A recent report from the Central bank of Nigeria (CBN) has shown that short term deposits of less than 30 days constitutes 73.3 per cent of banks’ deposits while long-term deposits of more than three years accounted for only a negligible 1.0 per cent. Deposits of between three months and one year accounts for the differential.
Banks have been largely berated for not lending enough to the productive sector of the economy. The banks on the other hand often argued that loans requirement of that sector are predominantly long-term and as such cannot be accommodated by the structure of their deposits.
On the lending side, the Financial Stability Report of the CBN indicated that banks’ outstanding credits as at June 2011 indicated that loans of short-term maturity – one year and below – accounted for 62.2 per cent of the banks’ total loans and advances structure for the period.? The medium term loans – one year and above – accounted for 14.6 percent while long term – three years and above accounted for 23.2 per cent.

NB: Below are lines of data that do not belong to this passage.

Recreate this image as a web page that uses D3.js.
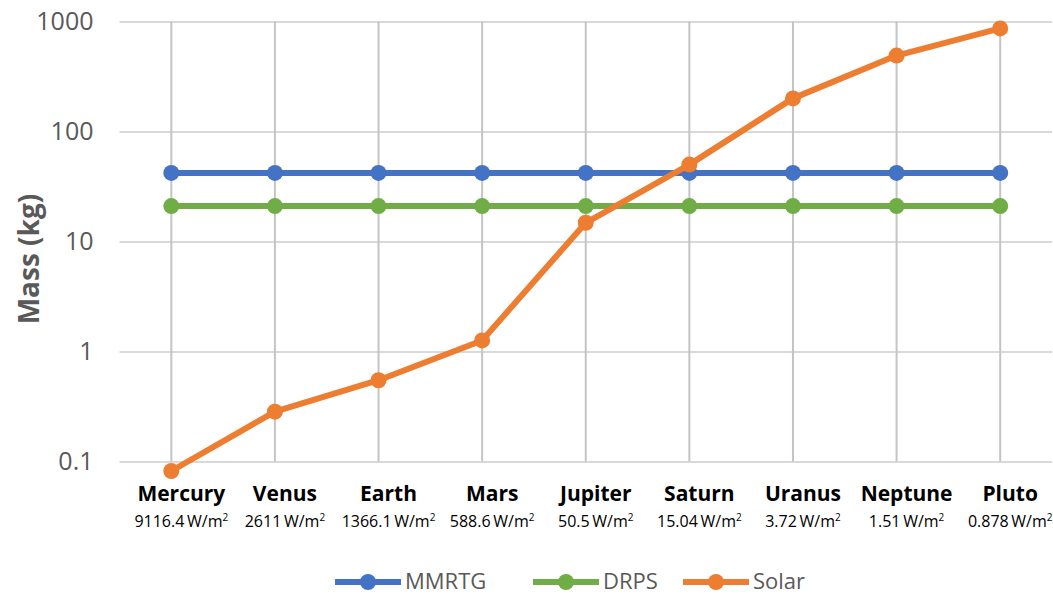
<!DOCTYPE html>
<html><head><meta charset="utf-8">
<script src="https://cdn.jsdelivr.net/npm/d3@7"></script>
<style>html,body{margin:0;padding:0;background:#fff;}svg{display:block;}</style>
</head><body>
<svg id="chart" width="1053" height="596"></svg>
<script>
const planets = ["Mercury","Venus","Earth","Mars","Jupiter","Saturn","Uranus","Neptune","Pluto"];
const irradiance = ["9116.4","2611","1366.1","588.6","50.5","15.04","3.72","1.51","0.878"];
const mmrtg = [42,42,42,42,42,42,42,42,42];
const drps = [21,21,21,21,21,21,21,21,21];
const solar = [0.082,0.284,0.548,1.26,14.8,50,200,490,865];
const yTicks = [0.1,1,10,100,1000];
const seriesNames = ["MMRTG","DRPS","Solar"];
const seriesColors = ["#4472C4","#70AD47","#ED7D31"];

const svg = d3.select("#chart");
const x = d3.scalePoint().domain(planets).range([119.5,1052]).padding(0.5);
const y = d3.scaleLog().domain([0.1,1000]).range([461.5,21.5]);
const font = "'Open Sans', 'Liberation Sans', sans-serif";

// horizontal gridlines
const yAxis = d3.axisLeft(y).tickValues(yTicks).tickFormat(d => String(d)).tickSize(-(1052-119.5)).tickPadding(26);
const gy = svg.append("g").attr("transform","translate(119.5,0)").call(yAxis);
gy.select(".domain").remove();
gy.selectAll(".tick line").attr("stroke","#d9d9d9").attr("stroke-width",2);
gy.selectAll(".tick text").attr("fill","#595959").style("font-family",font).style("font-size","25px");

// vertical gridlines
svg.append("g").selectAll("line").data(planets).join("line")
  .attr("x1",d=>x(d)).attr("x2",d=>x(d)).attr("y1",y(1000)).attr("y2",y(0.1))
  .attr("stroke","#c4c4c4").attr("stroke-width",2);

// x labels
const xl = svg.append("g");
xl.selectAll("text.name").data(planets).join("text").attr("class","name")
  .attr("x",d=>x(d)+10).attr("y",501).attr("text-anchor","middle")
  .style("font-family",font).style("font-size","21px").style("font-weight","bold").attr("fill","#000")
  .text(d=>d);
const sub = xl.selectAll("text.sub").data(planets).join("text").attr("class","sub")
  .attr("x",d=>x(d)+10).attr("y",527).attr("text-anchor","middle")
  .style("font-family",font).style("font-size","16px").attr("fill","#000");
sub.append("tspan").text((d,i)=>irradiance[i]+"\u2009W/m");
sub.append("tspan").attr("dy",-6).style("font-size","10px").text("2");

// y axis title
svg.append("text").attr("transform","translate(39,259) rotate(-90)").attr("text-anchor","middle")
  .style("font-family",font).style("font-size","28px").style("font-weight","bold").attr("fill","#595959")
  .text("Mass (kg)");

// series
const allSeries = [mmrtg, drps, solar];
const line = d3.line().x((d,i)=>x(planets[i])).y(d=>y(d));
allSeries.forEach((s,k)=>{
  svg.append("path").datum(s).attr("d",line).attr("fill","none")
    .attr("stroke",seriesColors[k]).attr("stroke-width",6).attr("stroke-linejoin","round");
  svg.append("g").selectAll("circle").data(s).join("circle")
    .attr("cx",(d,i)=>x(planets[i])).attr("cy",d=>y(d)).attr("r",8).attr("fill",seriesColors[k]);
});

// legend
const legendX = [335,533,683];
const lg = svg.append("g");
seriesNames.forEach((n,k)=>{
  const g = lg.append("g").attr("transform",`translate(${legendX[k]},582)`);
  g.append("line").attr("x1",0).attr("x2",66).attr("stroke",seriesColors[k]).attr("stroke-width",6);
  g.append("circle").attr("cx",33).attr("r",8).attr("fill",seriesColors[k]);
  g.append("text").attr("x",70).attr("y",7).style("font-family",font).style("font-size","22px")
    .attr("fill","#595959").text(n);
});
</script>
</body></html>
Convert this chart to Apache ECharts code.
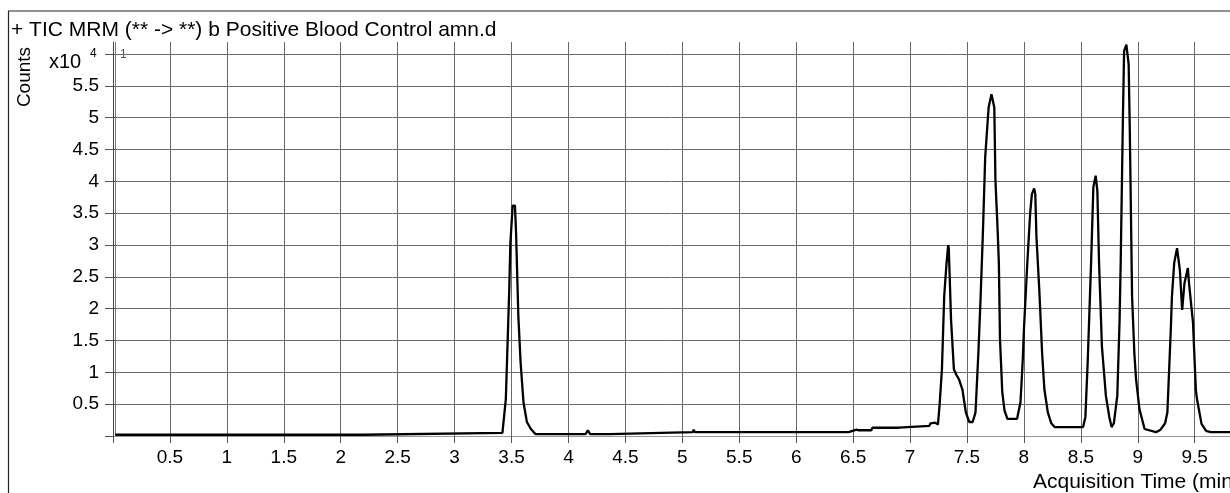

Data from the CBN’s Money and Credit Statistics indicates that banks extended a whopping N12.9 trillion as loans to the private sector as at December 2011 compared to a total of N8.5 trillion extended as at the end of May 2009 just prior to the commencement of the Sanusi regime and consequent banking reforms. However, as indicated by the FSR report, the bulk of these loans and advances are short term in nature.
Recall that prior to the reforms banks were averse to lending to the private productive sector because of the attendant high risk. The bulk of the credit in their kitty was utilised on insider related credit as well in funding margin trading activities on the Nigerian stock market, which resulted in Non-performing loans (NPLs) taking over more than a third of total banking credit.
Since the commencement of the reforms, banks have systematically increased their intervention in the funding requirements of the private sector as indicated by the data, which showed that over the level of N9.7 trillion at end-December 2010, aggregate banking system credit to the private sector rose by 33.3 per cent, due, largely, increase in claims on the private sector.